On the second attempt, I had run out of apples to alternate, so I ended up actually using Golden for purée-ing, Granny for layering, and Jazz for the "toping" which is actually a caramelized sauce type thing.


This worked really well! Everybody loved the cake that way :) I will keep in mind all of your advice to continue experimenting with different types of apples :)

#6 Posted : Monday, January 3, 2022 4:27:42 PM(UTC)

Great to see such determination/persistence to get a good outcome! Well done. Thanks for the update and "Happy New Year!".

#7 Posted : Sunday, January 9, 2022 9:23:11 PM(UTC)

Just off notes: Juliet apples, from France, are all grown organically. The Cox apple is a popular but not readily available apple - it does not travel as well as some. The Jazz is a cross between a Braeburn (an apple I love even if it is not sexy to look at) and a Royal Gala - thus the start and sweet combo. While a NZ apple originally, they are now grown in Washington state thus available year round. The brambly is a terrific cooking apple, but I rarely see it in Canada (where I live).

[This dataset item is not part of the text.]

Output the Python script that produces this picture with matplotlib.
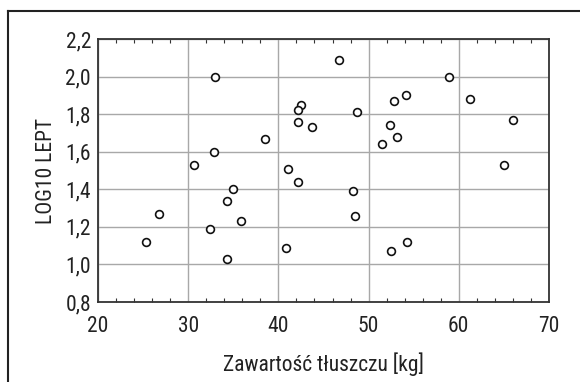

The seasonality of apples comes in play - right now it is the toughest time to buy apples (Jan/Feb) as you are looking at cold storage apples - so there isn't anything super fresh. Perfect for  baking!


As you know, USA and Canada harvest their apples in Sept/Oct - some varieties come on a little earlier and a few as late as November); Southern Hemisphere apples will start appearing but not for many weeks yet - first Chile and then New Zealand / South Africa for the summer months and then back to USA/Canada come Oct/Nov.


That recipe sounds like a lot of work - good on you for making it work. I think I would have reached over a grabbed a Donna Hay or such!